Así las cosas, las acusaciones se
entienden: organizaciones que trabajen solidariamente son más fuertes. ¿Qué
habría sido del sindicalismo británico, tan centrado en los centros de trabajo,
si se hubiera relacionado con otros
movimientos y hubiera trascendido a sí mismo? Es probable que no hubiera sido
una presa tan fácil para Margaret Thacher; pero entonces, las investigaciones
sobre los procesos de renovación del sindicalismo no existían, hubo que esperar
a que el mal estuviera hecho para estudiarlos.

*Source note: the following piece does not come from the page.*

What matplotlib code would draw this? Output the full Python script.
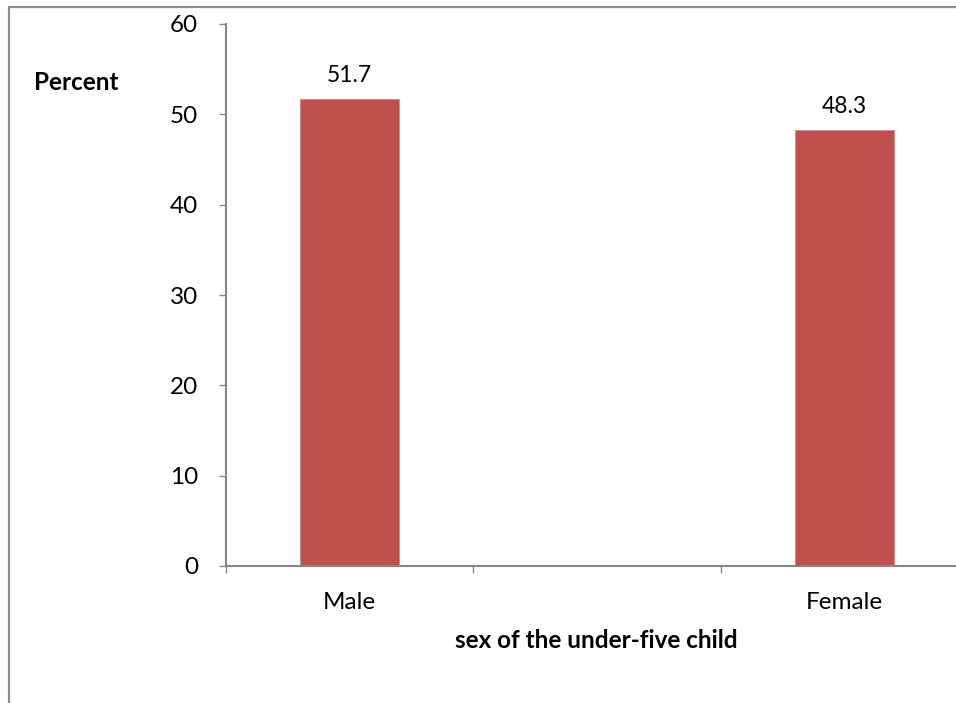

Sabemos, por tanto, que los sindicatos
son cruciales en la lucha contra la desigualdad, y que en la sociedad
post-industrial su acción requiere y adquiere nuevas formas y alianzas. La
realidad cercana muestra que lejos de instalarse en la cultura de la queja,
hacen propuestas: sobre fiscalidad, modelo educativo o, en el caso extremeño,
proponiendo 50 medidas que relancen la economía y el empleo en la región. Su
acercamiento a otros movimientos sociales (por ejemplo su apoyo a los
Campamentos Dignidad o pertenencia a la Cumbre Social) refleja dinamismo. Por
todo ello, no se explica que los gobiernos de Monago y Rajoy hagan oídos sordos
a sus propuestas y desprecien el diálogo social. Y no se explica con una tasa
de paro del 32% en Extremadura. Su aportación debería ser escuchada y debatida,
al menos si se cree, en palabras de Habermas, en el poder de los argumentos y
no en los argumentos de poder. Y un 32% de paro es un buen argumento.